Wherever the word "this" turns up in a line of the entries, copy that line.

**Items from a data source**.
** Begin **

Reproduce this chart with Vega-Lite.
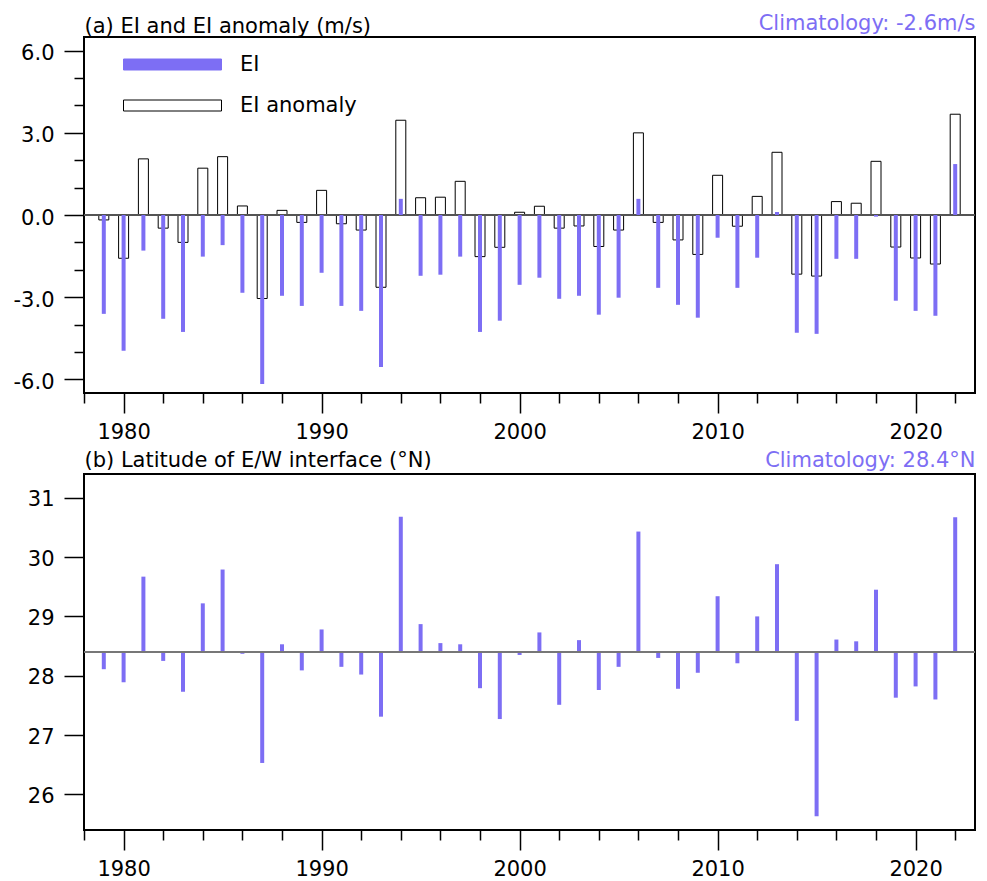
{
  "$schema": "https://vega.github.io/schema/vega-lite/v6.json",
  "padding": {"left": 12, "top": 11, "right": 4, "bottom": 2},
  "background": "white",
  "datasets": {
    "d": [
      {"year": 1979, "ei": -3.61, "anom": -0.18, "lat": 28.11},
      {"year": 1980, "ei": -4.96, "anom": -1.58, "lat": 27.89},
      {"year": 1981, "ei": -1.30, "anom": 2.05, "lat": 29.67},
      {"year": 1982, "ei": -3.79, "anom": -0.48, "lat": 28.25},
      {"year": 1983, "ei": -4.27, "anom": -1.00, "lat": 27.73},
      {"year": 1984, "ei": -1.52, "anom": 1.71, "lat": 29.22},
      {"year": 1985, "ei": -1.10, "anom": 2.13, "lat": 29.79},
      {"year": 1986, "ei": -2.84, "anom": 0.33, "lat": 28.37},
      {"year": 1987, "ei": -6.17, "anom": -3.05, "lat": 26.53},
      {"year": 1988, "ei": -2.95, "anom": 0.17, "lat": 28.53},
      {"year": 1989, "ei": -3.32, "anom": -0.27, "lat": 28.09},
      {"year": 1990, "ei": -2.11, "anom": 0.90, "lat": 28.78},
      {"year": 1991, "ei": -3.32, "anom": -0.32, "lat": 28.15},
      {"year": 1992, "ei": -3.50, "anom": -0.55, "lat": 28.02},
      {"year": 1993, "ei": -5.55, "anom": -2.64, "lat": 27.31},
      {"year": 1994, "ei": 0.59, "anom": 3.46, "lat": 30.68},
      {"year": 1995, "ei": -2.22, "anom": 0.63, "lat": 28.87},
      {"year": 1996, "ei": -2.18, "anom": 0.65, "lat": 28.55},
      {"year": 1997, "ei": -1.52, "anom": 1.23, "lat": 28.53},
      {"year": 1998, "ei": -4.27, "anom": -1.52, "lat": 27.79},
      {"year": 1999, "ei": -3.86, "anom": -1.18, "lat": 27.27},
      {"year": 2000, "ei": -2.55, "anom": 0.10, "lat": 28.35},
      {"year": 2001, "ei": -2.29, "anom": 0.32, "lat": 28.73},
      {"year": 2002, "ei": -3.06, "anom": -0.48, "lat": 27.51},
      {"year": 2003, "ei": -2.95, "anom": -0.40, "lat": 28.60},
      {"year": 2004, "ei": -3.64, "anom": -1.15, "lat": 27.76},
      {"year": 2005, "ei": -3.02, "anom": -0.55, "lat": 28.15},
      {"year": 2006, "ei": 0.59, "anom": 3.00, "lat": 30.43},
      {"year": 2007, "ei": -2.66, "anom": -0.27, "lat": 28.30},
      {"year": 2008, "ei": -3.28, "anom": -0.91, "lat": 27.78},
      {"year": 2009, "ei": -3.75, "anom": -1.44, "lat": 28.05},
      {"year": 2010, "ei": -0.83, "anom": 1.45, "lat": 29.34},
      {"year": 2011, "ei": -2.66, "anom": -0.41, "lat": 28.21},
      {"year": 2012, "ei": -1.56, "anom": 0.68, "lat": 29.00},
      {"year": 2013, "ei": 0.11, "anom": 2.29, "lat": 29.88},
      {"year": 2014, "ei": -4.30, "anom": -2.16, "lat": 27.24},
      {"year": 2015, "ei": -4.34, "anom": -2.23, "lat": 25.63},
      {"year": 2016, "ei": -1.60, "anom": 0.49, "lat": 28.61},
      {"year": 2017, "ei": -1.60, "anom": 0.43, "lat": 28.58},
      {"year": 2018, "ei": -0.06, "anom": 1.96, "lat": 29.45},
      {"year": 2019, "ei": -3.13, "anom": -1.17, "lat": 27.63},
      {"year": 2020, "ei": -3.50, "anom": -1.57, "lat": 27.82},
      {"year": 2021, "ei": -3.68, "anom": -1.79, "lat": 27.60},
      {"year": 2022, "ei": 1.86, "anom": 3.68, "lat": 30.67}
    ]
  },
  "vconcat": [
    {
      "width": 891,
      "height": 356,
      "data": {"name": "d"},
      "layer": [
        {
          "mark": {"type": "bar", "size": 10, "strokeWidth": 1},
          "encoding": {
            "x": {
              "field": "year", "type": "quantitative",
              "scale": {"domain": [1978, 2023], "nice": false, "zero": false, "padding": 0},
              "axis": {
                "values": [1978,1980,1982,1984,1986,1988,1990,1992,1994,1996,1998,2000,2002,2004,2006,2008,2010,2012,2014,2016,2018,2020,2022],
                "tickCount": 60,
                "format": "d",
                "labelExpr": "datum.value % 10 === 0 ? datum.label : ''",
                "tickSize": {"condition": {"test": "datum.value % 10 === 0", "value": 20}, "value": 10},
                "labelPadding": 8,
                "labelFlush": false,
                "labelOverlap": false,
                "title": "Climatology: -2.6m/s",
                "titleX": 891,
                "titleY": -364,
                "titleAlign": "right",
                "titleAnchor": "end",
                "titleBaseline": "alphabetic",
                "titleColor": "#7D6EF4"
              }
            },
            "y": {
              "field": "anom", "type": "quantitative",
              "scale": {"domain": [-6.5, 6.5], "nice": false, "zero": false, "padding": 0},
              "axis": {
                "values": [-6,-5,-4,-3,-2,-1,0,1,2,3,4,5,6],
                "tickCount": 40,
                "labelExpr": "datum.value % 3 === 0 ? (datum.value < 0 ? '-' : '') + format(abs(datum.value), '.1f') : ''",
                "tickSize": {"condition": {"test": "datum.value % 3 === 0", "value": 20}, "value": 10},
                "labelPadding": 10,
                "labelOffset": 3,
                "labelOverlap": false,
                "labelFlush": false,
                "title": "(a) EI and EI anomaly (m/s)",
                "titleAngle": 0,
                "titleX": 0,
                "titleY": -5,
                "titleAlign": "left",
                "titleBaseline": "alphabetic",
                "titleColor": "black"
              }
            },
            "fill": {
              "datum": "EI anomaly", "type": "nominal",
              "scale": {"domain": ["EI", "EI anomaly"], "range": ["#7D6EF4", "#ffffff"]},
              "legend": {
                "title": null, "orient": "none", "legendX": 78, "legendY": 17,
                "symbolType": "M-4.9,-0.55H4.9V0.55H-4.9Z", "symbolSize": 400,
                "symbolStrokeWidth": 1, "labelOffset": 57, "rowPadding": 19,
                "labelFont": "DejaVu Sans", "labelFontSize": 21, "labelColor": "black"
              }
            },
            "stroke": {
              "datum": "EI anomaly", "type": "nominal",
              "scale": {"domain": ["EI", "EI anomaly"], "range": ["#7D6EF4", "#000000"]},
              "legend": {
                "title": null, "orient": "none", "legendX": 78, "legendY": 17,
                "symbolType": "M-4.9,-0.55H4.9V0.55H-4.9Z", "symbolSize": 400,
                "symbolStrokeWidth": 1, "labelOffset": 57, "rowPadding": 19,
                "labelFont": "DejaVu Sans", "labelFontSize": 21, "labelColor": "black"
              }
            }
          }
        },
        {
          "mark": {"type": "rule", "color": "#555555", "strokeWidth": 1.5},
          "encoding": {"y": {"datum": 0}}
        },
        {
          "mark": {"type": "bar", "size": 4},
          "encoding": {
            "x": {"field": "year", "type": "quantitative"},
            "y": {"field": "ei", "type": "quantitative"},
            "fill": {"datum": "EI", "type": "nominal"}
          }
        }
      ]
    },
    {
      "width": 891,
      "height": 356,
      "data": {"name": "d"},
      "layer": [
        {
          "mark": {"type": "bar", "size": 4, "color": "#7D6EF4"},
          "encoding": {
            "x": {
              "field": "year", "type": "quantitative",
              "scale": {"domain": [1978, 2023], "nice": false, "zero": false, "padding": 0},
              "axis": {
                "values": [1978,1980,1982,1984,1986,1988,1990,1992,1994,1996,1998,2000,2002,2004,2006,2008,2010,2012,2014,2016,2018,2020,2022],
                "tickCount": 60,
                "format": "d",
                "labelExpr": "datum.value % 10 === 0 ? datum.label : ''",
                "tickSize": {"condition": {"test": "datum.value % 10 === 0", "value": 20}, "value": 10},
                "labelPadding": 8,
                "labelFlush": false,
                "labelOverlap": false,
                "title": "Climatology: 28.4°N",
                "titleX": 891,
                "titleY": -364,
                "titleAlign": "right",
                "titleAnchor": "end",
                "titleBaseline": "alphabetic",
                "titleColor": "#7D6EF4"
              }
            },
            "y": {
              "field": "lat", "type": "quantitative",
              "scale": {"domain": [25.4, 31.4], "nice": false, "zero": false, "padding": 0},
              "axis": {
                "values": [26, 27, 28, 29, 30, 31],
                "tickCount": 40,
                "format": "d",
                "tickSize": 20,
                "labelPadding": 10,
                "labelOffset": 2,
                "labelOverlap": false,
                "labelFlush": false,
                "title": "(b) Latitude of E/W interface (°N)",
                "titleAngle": 0,
                "titleX": 0,
                "titleY": -8,
                "titleAlign": "left",
                "titleBaseline": "alphabetic",
                "titleColor": "black"
              }
            },
            "y2": {"datum": 28.4}
          }
        },
        {
          "mark": {"type": "rule", "color": "#777777", "strokeWidth": 2, "opacity": 0.9},
          "encoding": {"y": {"datum": 28.4}}
        }
      ]
    }
  ],
  "spacing": 81,
  "bounds": "flush",
  "config": {
    "view": {"stroke": "black", "strokeWidth": 2},
    "font": "DejaVu Sans",
    "axis": {
      "grid": false,
      "domain": false,
      "tickColor": "black",
      "tickWidth": 1.5,
      "labelFont": "DejaVu Sans",
      "labelFontSize": 21,
      "labelColor": "black",
      "titleFont": "DejaVu Sans",
      "titleFontSize": 21,
      "titleFontWeight": "normal"
    },
    "legend": {"labelFont": "DejaVu Sans", "labelFontSize": 21}
  }
}
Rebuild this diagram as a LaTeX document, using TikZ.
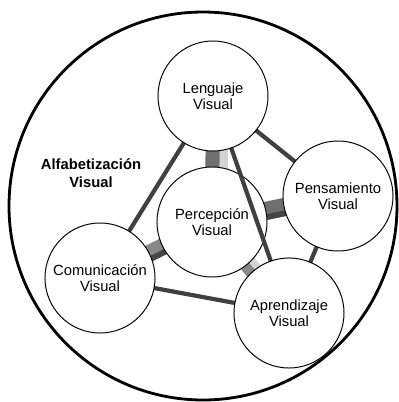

** End **

**Correct answer**.
Reproduce this chart with Vega-Lite.
Rebuild this diagram as a LaTeX document, using TikZ.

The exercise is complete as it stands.